At 14, Rita Ray moved from her hometown of Kolaghat, West Bengal to the state’s bustling capital, Kolkata, to join her new husband. She soon realized he had another wife. The relationship grew abusive and Ray got a divorce. But she couldn’t return home — her parents couldn’t support her and divorces were taboo. So Ray walked to a brothel in Sonagachi, the largest red light district in Asia, and offered herself in exchange for shelter in a cramped room, two meals a day, and ₹500 ($7) per client.

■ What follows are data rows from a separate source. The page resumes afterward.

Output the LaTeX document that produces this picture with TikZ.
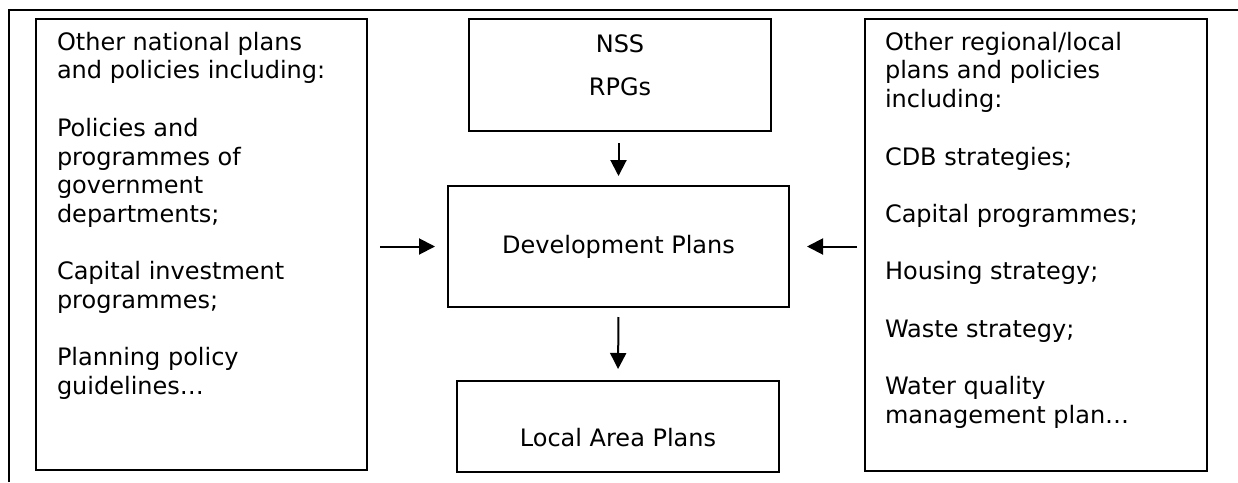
\documentclass[tikz,border=0pt]{standalone}
\usepackage{fontspec}
\setmainfont{DejaVu Sans}
\usetikzlibrary{shapes, arrows.meta}

\begin{document}
\begin{tikzpicture}[x=1pt, y=-1pt,
  every node/.style={font=\fontsize{24}{28.7}\selectfont, inner sep=0pt, outer sep=0pt},
  planbox/.style={draw, line width=2pt},
  plantext/.style={align=left, anchor=north west},
  feed/.style={line width=2pt, -{Triangle[length=16pt, width=16pt]}},
  frame/.style={line width=2.6pt}]
\useasboundingbox (0,0) rectangle (1238,482);
\draw[frame] (9,482) -- (9,10) -- (1238,10);

\node[planbox, minimum width=331pt, minimum height=451pt] (natl) at (201.5,244.5) {};
\node[planbox, minimum width=302pt, minimum height=112pt] (nss) at (620,75) {};
\node[planbox, minimum width=342pt, minimum height=452pt] (regl) at (1036,245) {};
\node[planbox, minimum width=341pt, minimum height=121pt] (dev) at (618.5,246.5) {Development Plans};
\node[planbox, minimum width=322pt, minimum height=91pt] (lap) at (618,426.5) {};

\node[plantext, xshift=21pt, yshift=-13pt] (natltext) at (natl.north west) {Other national plans\\
and policies including:\\[28.7pt]
Policies and\\ programmes of\\ government\\ departments;\\[28.7pt]
Capital investment\\ programmes;\\[28.7pt]
Planning policy\\ guidelines…};
\node[plantext, xshift=20pt, yshift=-13pt] (regltext) at (regl.north west) {Other regional/local\\
plans and policies\\ including:\\[28.7pt]
CDB strategies;\\[28.7pt]
Capital programmes;\\[28.7pt]
Housing strategy;\\[28.7pt]
Waste strategy;\\[28.7pt]
Water quality\\ management plan…};
\node[align=center, anchor=north, yshift=-16pt] (nsstext) at (nss.north) {NSS\\[14pt] RPGs};
\node[yshift=-11pt] (laptext) at (lap.center) {Local Area Plans};

\draw[feed, shorten <=12pt, shorten >=10pt] (dev.north |- nss.south) -- (dev.north);
\draw[feed, shorten <=13pt, shorten >=13pt] (dev.west -| natl.east) -- (dev.west);
\draw[feed, shorten <=8pt, shorten >=18pt] (dev.east -| regl.west) -- (dev.east);
\draw[feed, shorten <=10pt, shorten >=12pt] (dev.south) -- (lap.north);
\end{tikzpicture}
\end{document}
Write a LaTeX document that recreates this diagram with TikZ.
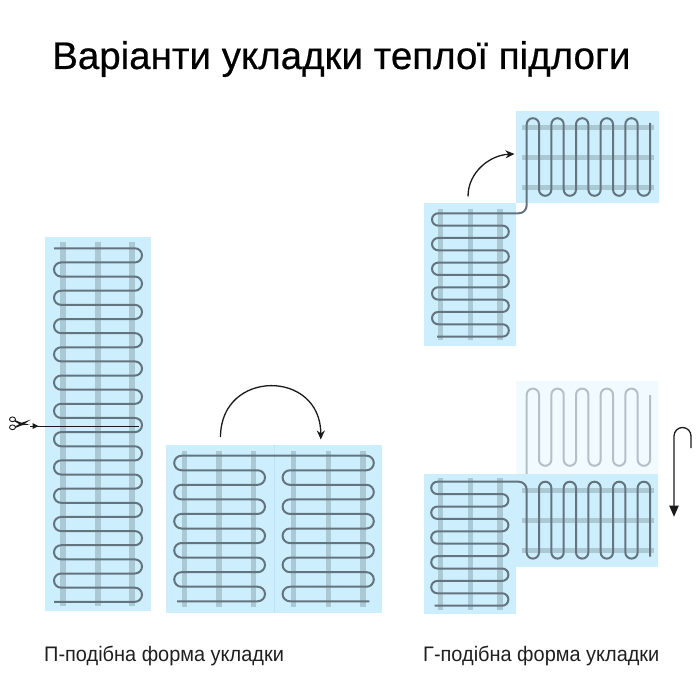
\documentclass[tikz,border=0pt]{standalone}
\usepackage{fontspec}
\setmainfont{Liberation Sans}
\newfontfamily\titlefont[FakeBold=0.5]{Liberation Sans}
\usetikzlibrary{arrows.meta}

\definecolor{matblue}{HTML}{CDEEFD}
\definecolor{matpale}{HTML}{F0FAFF}
\definecolor{matline}{HTML}{BFE3F3}
\definecolor{barblue}{HTML}{ABC8D5}
\definecolor{wiregray}{HTML}{64747F}
\definecolor{ghostgray}{HTML}{B6BFC5}
\definecolor{arrowgray}{HTML}{1A1A1A}

\tikzset{
    mat/.style={fill=matblue,draw=none},
    bar/.style={barblue,line width=5.5pt},
    wire/.style={wiregray,line width=2pt},
    ghostwire/.style={ghostgray,line width=2pt},
    turnarrow/.style={-{Stealth[length=9pt,width=8pt]},arrowgray,line width=1.3pt},
    captext/.style={anchor=base west,inner sep=0pt,xscale=0.95,font=\fontsize{21}{24}\selectfont,text=black!88},
}

% loops running left-right: style, start x, first turn x, second turn x, first y, pitch, last turn, end x
\newcommand{\hserp}[8]{
    \pgfmathsetmacro{\rad}{#6/2}
    \draw[#1,rounded corners=\rad pt] (#2,#5)
        foreach \k [evaluate=\k as \xt using {ifthenelse(mod(\k,2)==0,#3,#4)}] in {0,...,#7}
        { -- (\xt,{#5+\k*#6}) -- (\xt,{#5+(\k+1)*#6}) }
        -- (#8,{#5+(#7+1)*#6});
}
% loops running up-down: style, start y, first turn y, second turn y, first x, pitch, last turn, end y
\newcommand{\vserp}[8]{
    \pgfmathsetmacro{\rad}{#6/2}
    \draw[#1,rounded corners=\rad pt] (#5,#2)
        foreach \k [evaluate=\k as \yt using {ifthenelse(mod(\k,2)==0,#3,#4)}] in {0,...,#7}
        { -- ({#5+\k*#6},\yt) -- ({#5+(\k+1)*#6},\yt) }
        -- ({#5+(#7+1)*#6},#8);
}

\begin{document}
\begin{tikzpicture}[x=1pt,y=-1pt]
    \useasboundingbox (0,0) rectangle (700,700);

    % title and captions
    \node[anchor=base west,inner sep=0pt,font=\titlefont\fontsize{38.5}{42}\selectfont] (title) at (52,69) {Варіанти укладки теплої підлоги};
    \node[captext] (capleft) at (44,661.5) {П-подібна форма укладки};
    \node[captext] (capright) at (423,661.5) {Г-подібна форма укладки};

    % tall mat
    \fill[mat] (45,237) rectangle (151,611);
    \foreach \x in {63,98,132}
        \draw[bar] (\x,242) -- (\x,606);
    \hserp{wire}{54}{142}{54}{248.3}{14.14}{24}{54}

    % cut line with scissors
    \coordinate (cutstart) at (30,426);
    \coordinate (cutend) at (139,426);
    \draw[arrowgray,line width=1pt] (cutstart) -- (cutend);
    \fill[arrowgray] (32.5,423) -- (38.5,426) -- (32.5,429) -- cycle;
    \draw[arrowgray,line width=.9pt] (12.5,419.3) circle [x radius=3,y radius=2.4];
    \draw[arrowgray,line width=.9pt] (12.5,427.3) circle [x radius=3,y radius=2.4];
    \fill[arrowgray] (15,420) -- (22,423) -- (30,424.6) -- (21,425.2) -- (14.8,421.5) -- cycle;
    \fill[arrowgray] (15,426.6) -- (21,423) -- (31,419.5) -- (23,424.8) -- (15.2,428) -- cycle;

    % opened mat
    \fill[mat] (165.5,444.5) rectangle (382,612.5);
    \draw[matline,line width=.8pt] (274,444.5) -- (274,612.5);
    \foreach \x in {184.7,219,253.7,293.7,328.3,363}
        \draw[bar] (\x,451) -- (\x,607);
    \hserp{wire}{274}{174.2}{265}{455.7}{14.56}{9}{177}
    \hserp{wire}{274}{373.8}{282.6}{455.7}{14.56}{9}{369.3}

    \coordinate (turnfrom) at (220.5,437);
    \coordinate (turnto) at (320.8,439.5);
    \draw[turnarrow] (turnfrom) .. controls (220.5,369) and (320.8,369) .. (turnto);

    % upper right: two mats
    \fill[mat] (424.3,203) rectangle (516.3,346);
    \fill[mat] (516.3,111) rectangle (659.3,203);
    \foreach \x in {440.7,470.3,500}
        \draw[bar] (\x,209) -- (\x,340);
    \foreach \y in {127.7,157.3,187.3}
        \draw[bar] (522,\y) -- (654,\y);
    \hserp{wire}{500}{432}{508.8}{213.3}{12.33}{9}{437}
    \vserp{wire}{180}{118.2}{195.8}{526.7}{12.33}{9}{123}
    \draw[wire,rounded corners=8pt] (500,213.3) -- (526.7,213.3) -- (526.7,180);

    \coordinate (liftfrom) at (468,196.5);
    \coordinate (liftto) at (514.5,154);
    \draw[turnarrow] (liftfrom) .. controls (468,172) and (490,155) .. (liftto);

    % lower right: ghost mat
    \fill[matpale] (516.3,381) rectangle (658,474);
    \vserp{ghostwire}{474}{388.6}{465.8}{526.7}{12.33}{9}{395}

    % lower right: mats in place
    \fill[mat] (423.7,474) rectangle (516.3,614);
    \fill[mat] (516.3,474) rectangle (658,566.7);
    \foreach \x in {440.7,470.3,500}
        \draw[bar] (\x,478) -- (\x,609.5);
    \foreach \y in {490.7,520.7,550.7}
        \draw[bar] (522,\y) -- (654,\y);
    \hserp{wire}{500}{431.2}{508.4}{481.7}{12.4}{9}{434.5}
    \vserp{wire}{520}{558.6}{481.7}{526.7}{12.33}{9}{556.7}
    \draw[wire,rounded corners=8pt] (500,481.7) -- (526.7,481.7) -- (526.7,520);

    % hook arrow
    \coordinate (hookfrom) at (691,448);
    \coordinate (hookto) at (674,516.7);
    \draw[arrowgray,line width=1.3pt,rounded corners=8.5pt] (hookfrom) -- (691,427.5) -- (674,427.5) -- (674,506);
    \fill[arrowgray] (669.2,505.7) -- (678.8,505.7) -- (hookto) -- cycle;
\end{tikzpicture}
\end{document}
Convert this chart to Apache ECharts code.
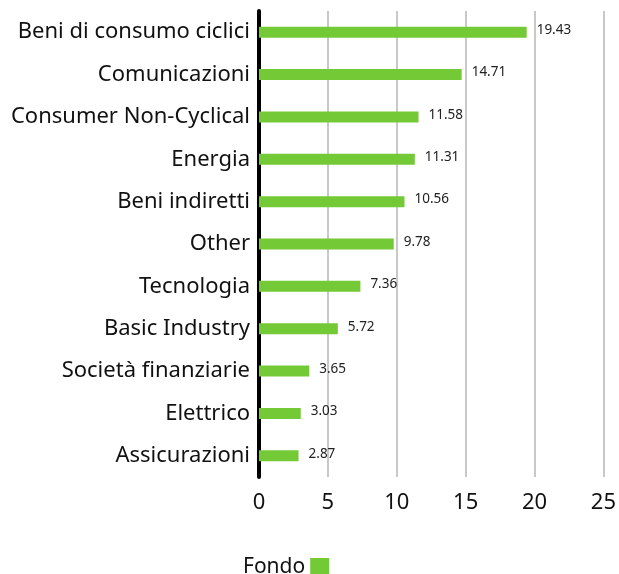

“Since my father was old and my brother unwell, we had no breadwinner,” said Ray, now 37, “I assumed I’d send some money home. But for the first few years, the madam would collect my fee directly from the client. I’d never see the cash. She’d say she was saving the amount, and would hand it to me when I went home. Once, when my mother was critically ill, I asked her for the money, but she refused. I begged her, argued with her, cried before her. She just wouldn’t listen. She’d say it was my rent and food cost.”
Aghast, Ray borrowed ₹2,000 ($28) from a local moneylender and sent it home, not realizing she’d have to pay ₹10,000 ($141) in interest over the next year.
Like Ray, many sex workers, who have been excluded from traditional banking, turn to unsafe alternatives. While the Indian government has launched programs like Pradhan Mantri Jan-Dhan Yojana (PMJDY), a “National Mission for Financial Inclusion” that has helped 351.6 million Indians open bank accounts without a minimum balance, PMJDY still requires documents that many sex workers do not have. Relatives or pimps traffick or sell women into slavery when they are young, divorced, or widowed.